After two hours of deliberations, a federal jury in Missouri awarded $34.3 million to State Farm policyholders in a class action trial. The class action was brought on behalf of approximately 24,000 current and former owners of universal life insurance policies issued in Missouri. Universal life insurance is a type of life insurance that includes an interest-bearing savings account from which the insurer deducts money each month to cover the cost of the life insurance. The jury found that State Farm systematically overcharged its policyholders for 23 years.
“We are very pleased with the jury’s verdict,” said John Schirger, one of the trial lawyers, who has represented policyholders in over a dozen similar cases. “It represents 97% of the damages we requested. The jury was very attentive to the details of complex actuarial concepts and mathematics and rendered a verdict that will restore lost account values to approximately 24,000 Missourians.”
In a pretrial ruling, the Court determined that State Farm violated the Form 94030-25 policy as a matter of law. The jury was asked to determine if the violation caused damages to policyholders and, if so, the amount of those damages. The trial lasted three days. If the award is affirmed on appeal, class members will be notified of the right to share in the settlement at a later date.
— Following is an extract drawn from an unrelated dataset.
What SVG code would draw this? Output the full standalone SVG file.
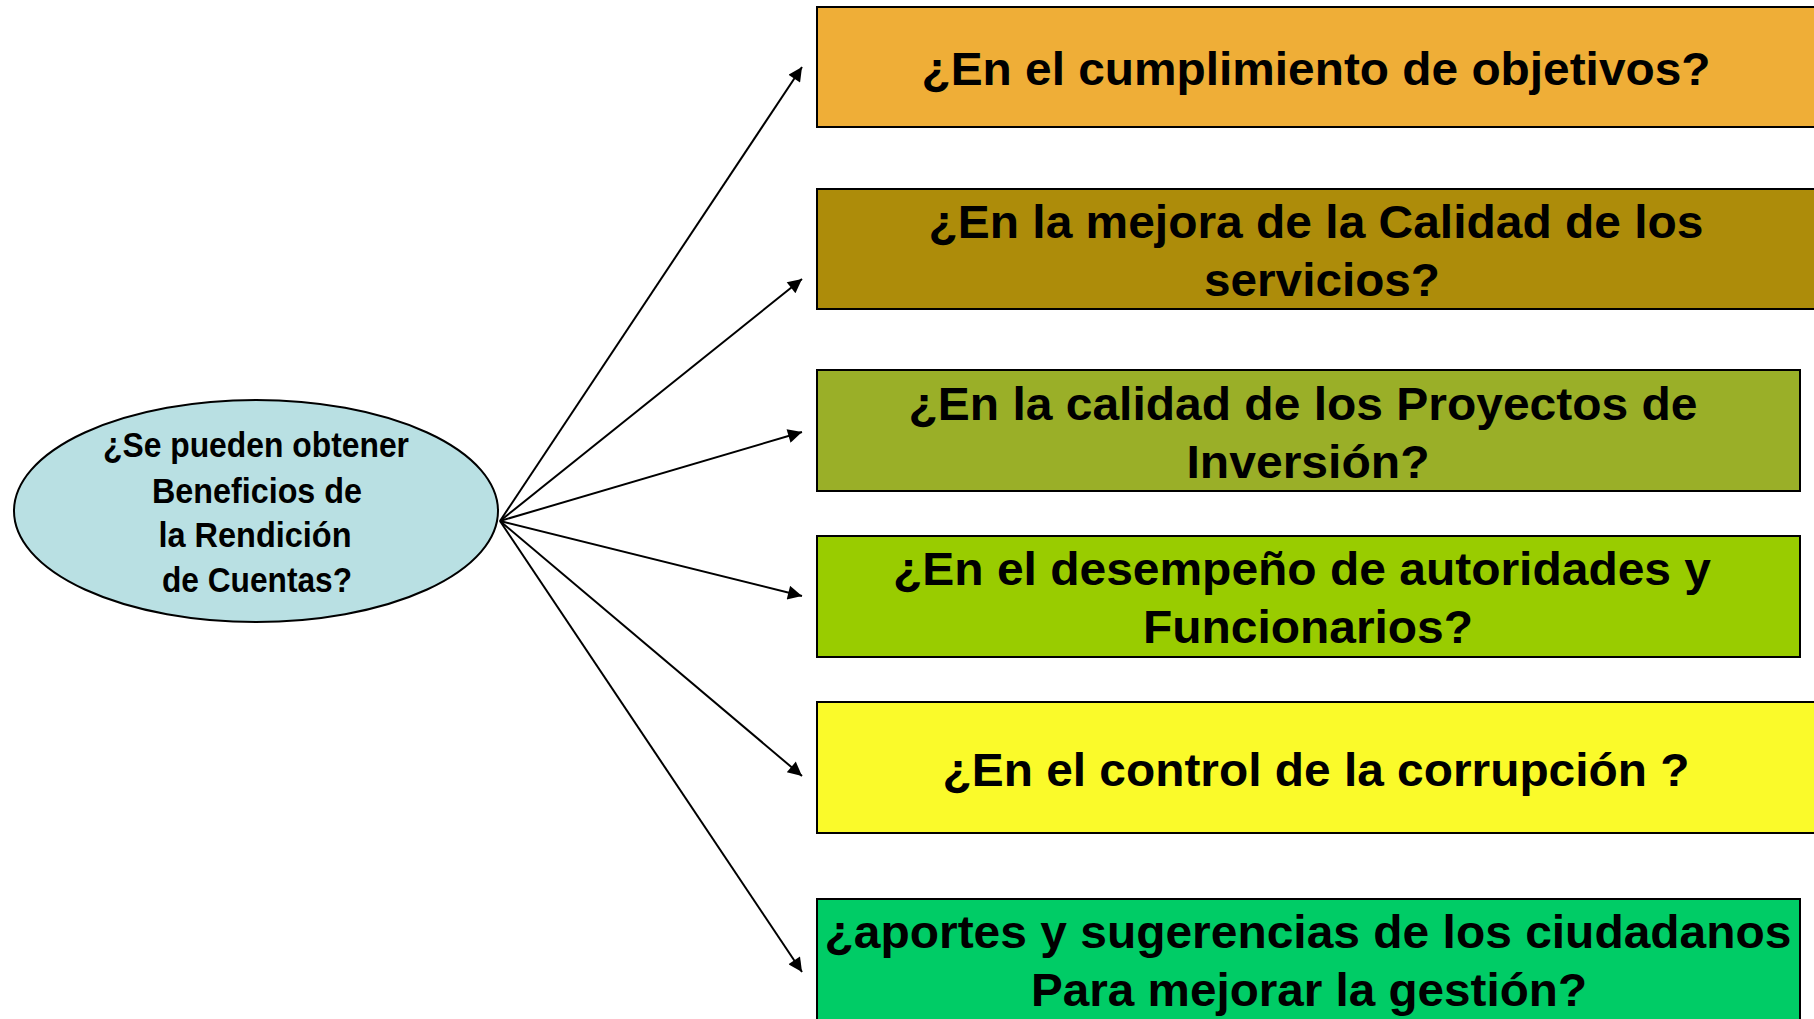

“This is a great story of the little guy taking on a huge company and winning” said Norm Siegel, who delivered the opening and closing arguments to the jury. “The most egregious aspect of these cases is that there is no reasonable way for a policyholder to know that they’re being overcharged because the overcharge is hidden behind a complex, actuarial ‘cost of insurance rate’ that is indecipherable to the average person. You have to hire a lawyer and actuary to deconstruct that rate and compare it to the proper rate to know you’re being damaged. You can be overcharged for decades without knowing, which is what the jury found here.”
Stueve Siegel Hanson and Miller Schirger are prosecuting several other cases of life-insurance policyholders who it is alleged have been overcharged across the country. The firms have obtained settlements making available relief valued at over $2 billion to policyholders.